READING GLASSES
Reading glasses (Fig. 4) are large simple magnifiers, often six inches in diameter. The lens is encircled with a metal band and provided with a handle.
Fig. 5.—Steinheil Aplanatic Lens
STEINHEIL APLANATIC LENSES
Steinheil aplanatic lenses (Fig. 5) consist of three or four lenses cemented together. The combination is such that the field is large, flat, and achromatic. These lenses are suitable for field, dissecting, and pocket use. When such lenses are placed in simple holders, they make good dissecting microscopes.
Fig. 6.—Dissecting microscope
DISSECTING MICROSCOPE
The dissecting microscope (Fig. 6) consists of a Steinheil lens and an elaborate stand, a firm base, a pillar, a rack and pinion, a glass stage, beneath which there is a groove for holding a metal plate with one black and one white surface.
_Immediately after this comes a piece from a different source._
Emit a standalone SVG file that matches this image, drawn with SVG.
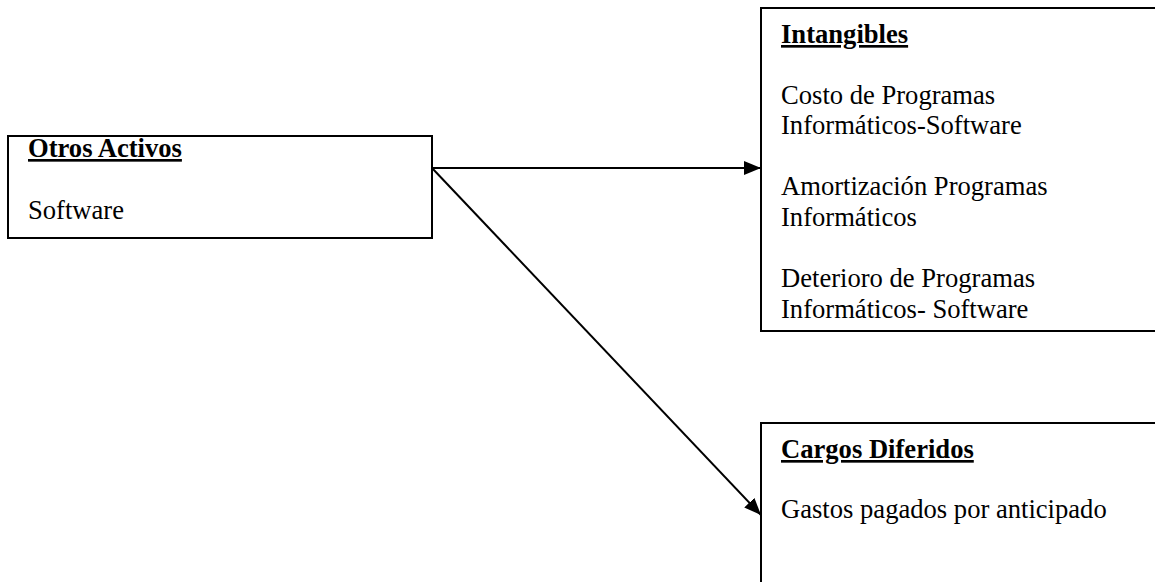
<svg xmlns="http://www.w3.org/2000/svg" width="1155" height="582" viewBox="0 0 1155 582">
<style>
.box{fill:#fff;stroke:#000;stroke-width:2}
.t{font-family:"Liberation Serif","Times New Roman",serif;font-size:26.6px;fill:#000}
.h{font-weight:bold;text-decoration:underline}
.c{stroke:#000;stroke-width:2;fill:none}
</style>
<defs>
<marker id="ah2" markerWidth="17" markerHeight="14" refX="17" refY="7" orient="auto" markerUnits="userSpaceOnUse" viewBox="0 0 17 14">
<path d="M0,0 L17,7 L0,14 Z" fill="#000"/>
</marker>
</defs>
<g id="connectors">
<line class="c" x1="432" y1="168" x2="761" y2="168" marker-end="url(#ah2)"/>
<line class="c" x1="432" y1="168" x2="761" y2="515" marker-end="url(#ah2)"/>
</g>
<g id="otros-activos">
<rect class="box" x="8" y="136" width="424" height="102"/>
<text class="t h" x="28" y="157">Otros Activos</text>
<text class="t" x="28" y="219">Software</text>
</g>
<g id="intangibles">
<rect class="box" x="761" y="8" width="420" height="323"/>
<text class="t h" x="781" y="43">Intangibles</text>
<text class="t" x="781" y="104">Costo de Programas</text>
<text class="t" x="781" y="134">Informáticos-Software</text>
<text class="t" x="781" y="195">Amortización Programas</text>
<text class="t" x="781" y="226">Informáticos</text>
<text class="t" x="781" y="287">Deterioro de Programas</text>
<text class="t" x="781" y="318">Informáticos- Software</text>
</g>
<g id="cargos-diferidos">
<rect class="box" x="761" y="423" width="420" height="200"/>
<text class="t h" x="781" y="458">Cargos Diferidos</text>
<text class="t" x="781" y="518">Gastos pagados por anticipado</text>
</g>
</svg>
The nature of the object under observation determines whether a plate is used. When the plate is used and when the object is studied by reflected light it is sometimes desirable to use the black and sometimes the white surface. The mirror, which has a concave and a plain surface, is used to reflect the light on the glass stage when the object is studied by transmitted light. The dissecting microscope magnifies objects up to twenty diameters, or twenty times their real size.